While these controls still have value, the core issue lies in relying on a single snapshot in time to validate identity. In reality, legitimate customer profiles are constantly evolving as individuals move, open accounts, and change behaviors.

“Continuous verification over the lifecycle of an account and transaction is important because you are able to determine that a device changed, the behaviors have drastically changed from what Suzanne normally does, or there is a riskier transaction taking place—Suzanne has never paid someone $10,000 before, so maybe we should look into this,” Sando said.

“If you’re not doing those continuous checks—making sure that everything else matches, that’s where we’re falling flat,” she said. “You have to continuously verify that not only is this who they say they are, but it’s their device, their card, and it’s typical of what they would normally be doing.”

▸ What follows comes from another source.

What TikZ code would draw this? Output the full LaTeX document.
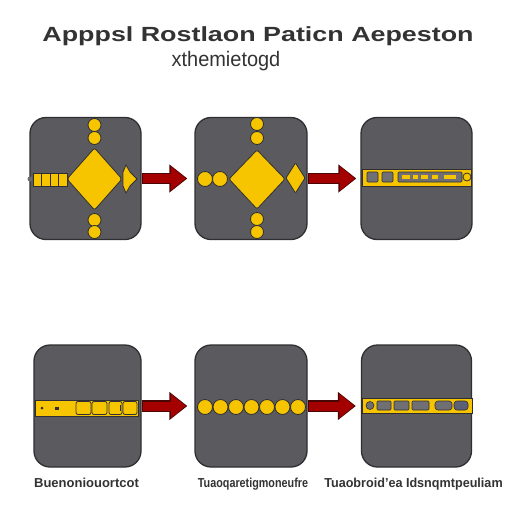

The Layered Identity Verification Approach

A more effective approach is layered identity verification—one that continuously evaluates multiple signals, including identity data, biometrics, behavioral patterns, device interactions, contextual indicators, and shared threat intelligence.

This model not only considers a broader set of factors but also reassesses them throughout the customer lifecycle. Rather than relying on any single data point, it builds confidence through cumulative evidence that can adapt as new risks emerge.

Within this framework, authoritative data plays a critical role. Acting as an independent validation layer, it can confirm or challenge other signals, reducing reliance on any single method that could be compromised.

Its importance is particularly evident in combatting synthetic identity fraud, where subtle inconsistencies may otherwise go undetected.

“Data is a huge piece that doesn’t get used enough,” Sando said. “We have so much data of our own out there—and that which is being collected by our financial institution and by other organizations—that I feel isn’t necessarily being used to the best of its capability. It’s collected and it just kind of sits there. It’s not being used for analyzing a questionable transaction.”

“When you use the data that’s available to you and you are piecing together a full picture of this consumer profile, your ability to say this is a good customer versus this is a fraudster is that much more accurate and precise,” she said.

The Balance Between Risk and Experience

The benefits of a layered approach are substantial. For organizations, it allows for stronger risk management and earlier, more effective fraud detection—reducing large-scale impacts. For customers, it supports faster onboarding and a smoother experience for low‑risk users.

“The goal is for good customers to not feel friction as they move through the account and transaction workflow, but for the fraudsters to absolutely feel the friction,” Sando said. “If you have figured that out, that is how you know you have found a good balance between identifying and managing risk and preserving the customer experience.”

While synthetic identities are not the only threat facing financial institutions, they highlight the growing sophistication of modern fraud. The ability to manufacture identities underscores the need for continuous, adaptive verification strategies.

Solutions like those offered by Data Zoo can help strengthen security, enhance customer experiences, and equip institutions with the tools needed to stay ahead of evolving fraud threats.

“It’s recognizing that the old approach is not the right answer,” Sando said. “Fraudsters are taking AI and adapting it for their own purposes a lot faster and they’re more agile than financial institutions are. FIs will always be on the defense with fraud until we get to this point where we start collaborating, sharing important network and data signals, and monitoring a customer and a transaction throughout the whole flow.”

“Until we get to the point where we accept that what we’ve always done isn’t working, that we have to make investments in the technology that can assist us, and that we have to use AI to our own advantage, we’ll always be on defense,” she said.